When I printed out all of the transition team reports to read, I had a stack of paper more than an inch thick. They offer a lot to think about, but here are a few random recommendations that shouldn’t get lost in the shuffle:

■ Appoint a Director of Agriculture to the city’s economic team to focus not only on the equine industry but on diversification of Fayette County’s agriculture economy. That would include more emphasis on locally grown food, and perhaps pushing for the legalization of industrial hemp, which in the 19th century was Fayette County’s biggest cash crop.

■ Get the mayor and Urban County Council out of City Hall more often by having some council meetings and “mayor’s night out” events in neighborhoods around town.
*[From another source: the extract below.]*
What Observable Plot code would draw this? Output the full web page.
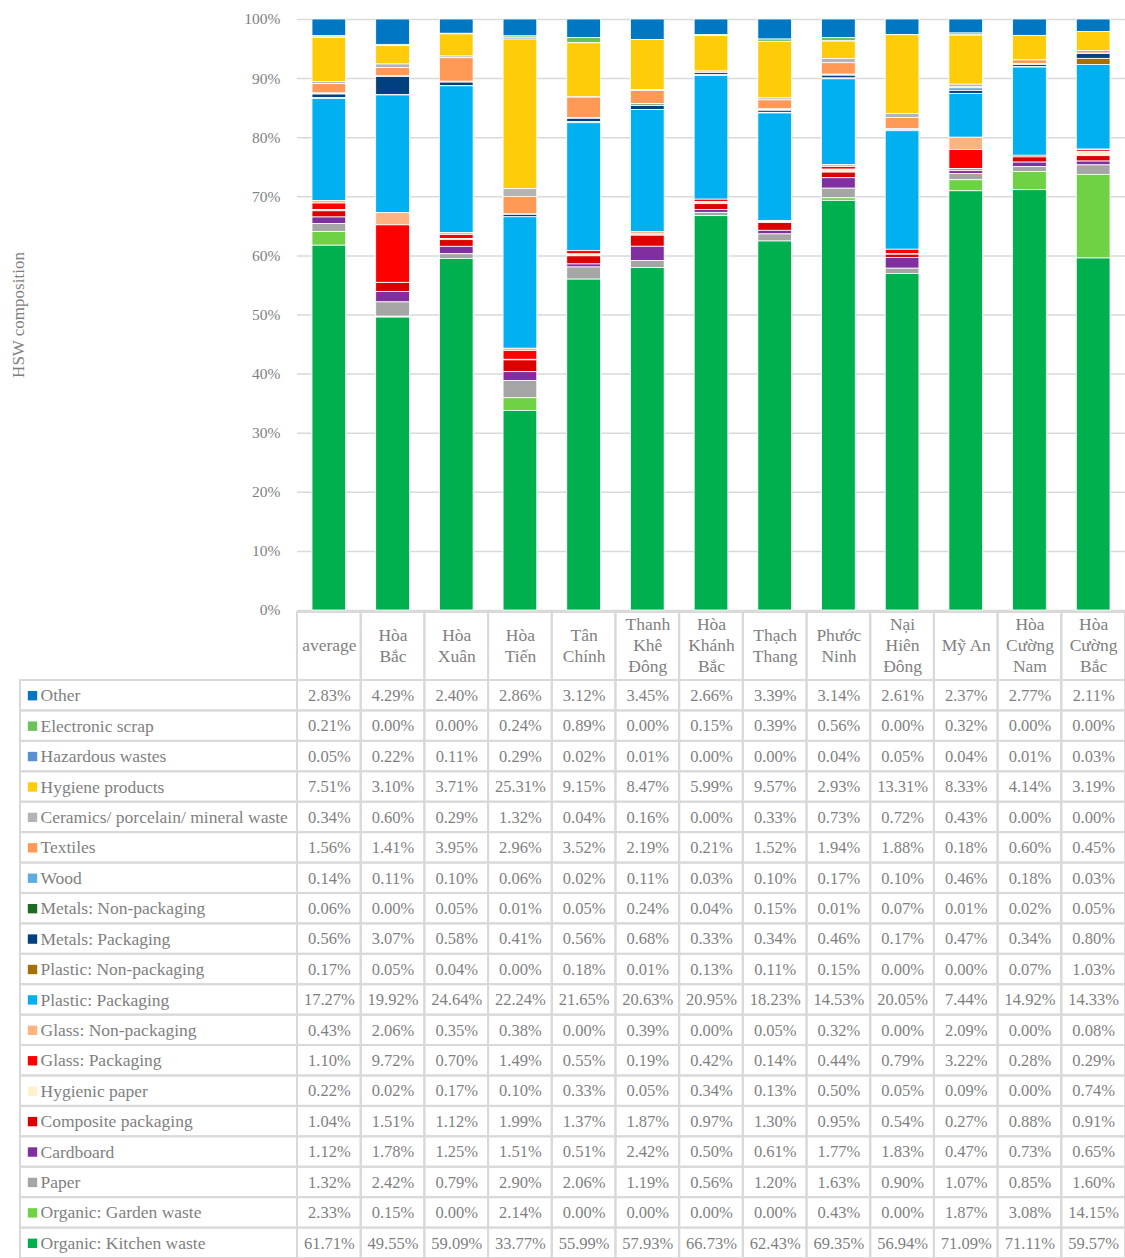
<!DOCTYPE html>
<html><head><meta charset="utf-8">
<script src="https://cdn.jsdelivr.net/npm/d3@7"></script>
<script src="https://cdn.jsdelivr.net/npm/@observablehq/plot@0.6"></script>
<style>
body{margin:0;background:#fff;}
#wrap{width:1125px;}
.row{display:flex;}
svg{overflow:visible;}
</style></head><body>
<div id="wrap"><div id="chart"></div><div id="header"></div><div class="row"><div style="width:20px;flex:none"></div><div id="labels"></div><div id="table"></div></div></div>
<script>
const categories = ["average","Hòa Bắc","Hòa Xuân","Hòa Tiến","Tân Chính","Thanh Khê Đông","Hòa Khánh Bắc","Thạch Thang","Phước Ninh","Nại Hiên Đông","Mỹ An","Hòa Cường Nam","Hòa Cường Bắc"];
const tickLabels = ["average","Hòa\nBắc","Hòa\nXuân","Hòa\nTiến","Tân\nChính","Thanh\nKhê\nĐông","Hòa\nKhánh\nBắc","Thạch\nThang","Phước\nNinh","Nại\nHiên\nĐông","Mỹ An","Hòa\nCường\nNam","Hòa\nCường\nBắc"];

// table order (top row first)
const seriesNames = ["Other","Electronic scrap","Hazardous wastes","Hygiene products","Ceramics/ porcelain/ mineral waste","Textiles","Wood","Metals: Non-packaging","Metals: Packaging","Plastic: Non-packaging","Plastic: Packaging","Glass: Non-packaging","Glass: Packaging","Hygienic paper","Composite packaging","Cardboard","Paper","Organic: Garden waste","Organic: Kitchen waste"];
const seriesColors = ["#0077C2","#6CC15A","#5A8FD6","#FFCC0A","#B4B4B4","#FF9955","#5FADE0","#1F6B26","#00407E","#A66F00","#00B0F0","#FFB380","#FF0000","#FFF1CC","#DC0000","#7F2FA0","#A5A5A5","#6FD144","#00B04F"];

const other          = [2.83,4.29,2.40,2.86,3.12,3.45,2.66,3.39,3.14,2.61,2.37,2.77,2.11];
const electronic     = [0.21,0.00,0.00,0.24,0.89,0.00,0.15,0.39,0.56,0.00,0.32,0.00,0.00];
const hazardous      = [0.05,0.22,0.11,0.29,0.02,0.01,0.00,0.00,0.04,0.05,0.04,0.01,0.03];
const hygieneProd    = [7.51,3.10,3.71,25.31,9.15,8.47,5.99,9.57,2.93,13.31,8.33,4.14,3.19];
const ceramics       = [0.34,0.60,0.29,1.32,0.04,0.16,0.00,0.33,0.73,0.72,0.43,0.00,0.00];
const textiles       = [1.56,1.41,3.95,2.96,3.52,2.19,0.21,1.52,1.94,1.88,0.18,0.60,0.45];
const wood           = [0.14,0.11,0.10,0.06,0.02,0.11,0.03,0.10,0.17,0.10,0.46,0.18,0.03];
const metalsNonPack  = [0.06,0.00,0.05,0.01,0.05,0.24,0.04,0.15,0.01,0.07,0.01,0.02,0.05];
const metalsPack     = [0.56,3.07,0.58,0.41,0.56,0.68,0.33,0.34,0.46,0.17,0.47,0.34,0.80];
const plasticNonPack = [0.17,0.05,0.04,0.00,0.18,0.01,0.13,0.11,0.15,0.00,0.00,0.07,1.03];
const plasticPack    = [17.27,19.92,24.64,22.24,21.65,20.63,20.95,18.23,14.53,20.05,7.44,14.92,14.33];
const glassNonPack   = [0.43,2.06,0.35,0.38,0.00,0.39,0.00,0.05,0.32,0.00,2.09,0.00,0.08];
const glassPack      = [1.10,9.72,0.70,1.49,0.55,0.19,0.42,0.14,0.44,0.79,3.22,0.28,0.29];
const hygienicPaper  = [0.22,0.02,0.17,0.10,0.33,0.05,0.34,0.13,0.50,0.05,0.09,0.00,0.74];
const composite      = [1.04,1.51,1.12,1.99,1.37,1.87,0.97,1.30,0.95,0.54,0.27,0.88,0.91];
const cardboard      = [1.12,1.78,1.25,1.51,0.51,2.42,0.50,0.61,1.77,1.83,0.47,0.73,0.65];
const paper          = [1.32,2.42,0.79,2.90,2.06,1.19,0.56,1.20,1.63,0.90,1.07,0.85,1.60];
const garden         = [2.33,0.15,0.00,2.14,0.00,0.00,0.00,0.00,0.43,0.00,1.87,3.08,14.15];
const kitchen        = [61.71,49.55,59.09,33.77,55.99,57.93,66.73,62.43,69.35,56.94,71.09,71.11,59.57];

const seriesValues = [other,electronic,hazardous,hygieneProd,ceramics,textiles,wood,metalsNonPack,metalsPack,plasticNonPack,plasticPack,glassNonPack,glassPack,hygienicPaper,composite,cardboard,paper,garden,kitchen];

const data = seriesNames.flatMap((s, i) => categories.map((c, j) => ({series: s, cat: c, value: seriesValues[i][j]})));
const stackOrder = seriesNames.slice().reverse();

const font = "'Liberation Serif','Times New Roman',serif";
const gray = "#7f7f7f";
const border = "#d9d9d9";
const fsNum = 16.5;
const fsText = 17.5;
const color = {domain: seriesNames, range: seriesColors};
const pct = d3.format(".0%");

const chart = Plot.plot({
  width: 1125, height: 612,
  marginLeft: 297, marginRight: 0, marginTop: 19, marginBottom: 2,
  style: {fontFamily: font, fontSize: "15.5px", color: gray, background: "white"},
  x: {domain: categories, padding: 0, round: false, axis: null},
  y: {domain: [0, 1]},
  color,
  marks: [
    Plot.gridY({ticks: 10, stroke: border, strokeOpacity: 1, strokeWidth: 1.5}),
    Plot.axisY({ticks: 10, tickFormat: pct, tickSize: 0, tickPadding: 17, fontSize: 15.5, label: null}),
    Plot.axisY({ticks: [], tickSize: 0, fontSize: 17,
      label: "HSW composition", labelAnchor: "center", labelOffset: 286, labelArrow: "none"}),
    Plot.barY(data, {x: "cat", y: "value", fill: "series", order: stackOrder, offset: "normalize",
      stroke: "white", strokeWidth: 0.8, insetLeft: 15, insetRight: 15})
  ]
});
document.getElementById("chart").append(chart);

const header = Plot.plot({
  width: 1125, height: 68,
  marginLeft: 297, marginRight: 0, marginTop: 0, marginBottom: 0,
  style: {fontFamily: font, fontSize: fsText + "px", color: gray, background: "white"},
  x: {domain: categories, padding: 0, round: false, axis: null},
  marks: [
    Plot.cell(categories, {x: d => d, fill: "none", stroke: border, strokeWidth: 2}),
    Plot.text(categories, {x: d => d, text: (d, i) => tickLabels[i], frameAnchor: "middle",
      lineHeight: 1.2, dy: -2, fontSize: fsText, fill: gray})
  ]
});
document.getElementById("header").append(header);

const labels = Plot.plot({
  width: 277, height: 578,
  marginLeft: 0, marginRight: 0, marginTop: 0, marginBottom: 0,
  style: {fontFamily: font, fontSize: fsText + "px", color: gray, background: "white"},
  y: {domain: seriesNames, padding: 0, round: false, axis: null},
  color,
  marks: [
    Plot.cell(seriesNames, {y: d => d, fill: "none", stroke: border, strokeWidth: 2}),
    Plot.dot(seriesNames, {y: d => d, frameAnchor: "left", dx: 12, symbol: "square", r: 5.3, fill: d => d}),
    Plot.text(seriesNames, {y: d => d, text: d => d, frameAnchor: "left", dx: 20, textAnchor: "start",
      fontSize: fsText, fill: gray})
  ]
});
document.getElementById("labels").append(labels);

const table = Plot.plot({
  width: 828, height: 578,
  marginLeft: 0, marginRight: 0, marginTop: 0, marginBottom: 0,
  style: {fontFamily: font, fontSize: fsNum + "px", color: gray, background: "white"},
  x: {domain: categories, padding: 0, round: false, axis: null},
  y: {domain: seriesNames, padding: 0, round: false, axis: null},
  marks: [
    Plot.cell(data, {x: "cat", y: "series", fill: "none", stroke: border, strokeWidth: 2}),
    Plot.text(data, {x: "cat", y: "series", text: d => d.value.toFixed(2) + "%", fontSize: fsNum, fill: gray})
  ]
});
document.getElementById("table").append(table);
</script>
</body></html>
■ Bury power lines at the same time the city is replacing sewer lines as part of the federal consent decree.

■ Promote public transportation with more shuttles like the Colt Trolleys at special events. Make the downtown transit center more inviting by encouraging food vendors and performers to come there. Continue former Mayor Jim Newberry’s emphasis on bike lanes and trails, and mark popular bicycle commuter routes.

■ Create a Community Development Corp. or “land bank” to promote redevelopment of blighted areas and vacant land within the Urban Services Boundary.

■ Develop metrics for measuring progress in such areas as jobs created by locally owned businesses, housing affordability, female and minority owned businesses and health care coverage.

■ Create an Innovative Solution Fund to solicit ideas from private industry for specific problems city government has identified but not solved. Ideas would be scored, and the best ideas would be funded.

With the economy still recovering and the city budget tight, Lexington can’t act on every good idea. But that doesn’t mean we should stop thinking.